- Born: London, England
- Education: University of Aberdeen (MA)
- Occupations: Novelist; short-story writer; columnist;
- Writing career
- Period: 2018–present
- Genres: Mystery; thriller; young adult fiction; science fiction;
- Notable work: Ace of Spades
- Website: www.faridahabikeiyimide.com

= Faridah Àbíké-Íyímídé =

British writer

Faridah Àbíké-Íyímídé is a British novelist, short-story writer and columnist. Her debut novel, the young adult thriller Ace of Spades (2021), received the NAACP Image Award for Outstanding Literary Work – Youth/Teens in 2022, and reached the top ten on The New York Times Best Seller list.

Additionally, Àbíké-Íyímídé has contributed writings to several publications, including The Bookseller, gal-dem, NME and Reader's Digest.
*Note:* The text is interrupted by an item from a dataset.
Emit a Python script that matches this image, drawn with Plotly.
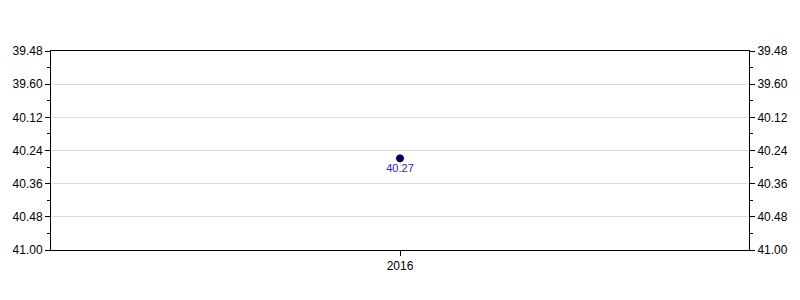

==Early life and education==
Àbíké-Íyímídé was born and raised in Croydon in South London. She lived in Aberdeen, Scotland while studying English, Chinese and anthropology at the University of Aberdeen. She currently lives in London.

==Career==
Àbíké-Íyímídé's debut novel, Ace of Spades, is a young adult thriller with themes of "homophobia in the black community, institutional racism and the diversity of thought among black people". In 2018 she gained an agent and a UK book deal for Ace of Spades with Usborne Publishing. In 2019, she founded Avengers of Colour, a mentorship initiative for un-agented writers of colour aimed at supporting participants in pursuing publication opportunities. In 2020 she gained a US book deal with Macmillan Publishers for Ace of Spades along with a second novel, for a seven-figure sum.

==Personal life==
Àbíké-Íyímídé is a British-Nigerian and identifies herself as Muslim, she is openly queer.

==Publications==
- Ace of Spades. New York: Feiwel & Friends, 2021. ISBN 978-1250800817. London: Usborne, 2021. ISBN 978-1474967532.
- The Doomsday Date. London: Usborne, 2024. ISBN 9781805076483
- Where Sleeping Girls Lie. New York: Feiwel & Friends, 2024. ISBN 9781250800855.
- & Jaigirdar A. Four Eids and a Funeral. New York: Feiwel & Friends, 2024 ISBN 9781250890146.
- The Heirs. London: Usborne, 2026. ISBN 9781835401002.

== Anthologies ==

- These Dreaming Spires: A Dark Academia Anthology (September 2, 2025)
- Spider-Man: Stories from the Spider-Verse (October 1, 2024)
- Doctor Who: Fifteen Doctors 15 Stories (19 September 2024)
- The White Guy Dies First (July 16, 2024)
- Joyful Joyful (2022)
- Doctor Who: Origin Stories (2022)
- Black Joy (2021)

== Award and Recognition ==
- Finalist, William C. Morris Award (2022) for Ace of Spades.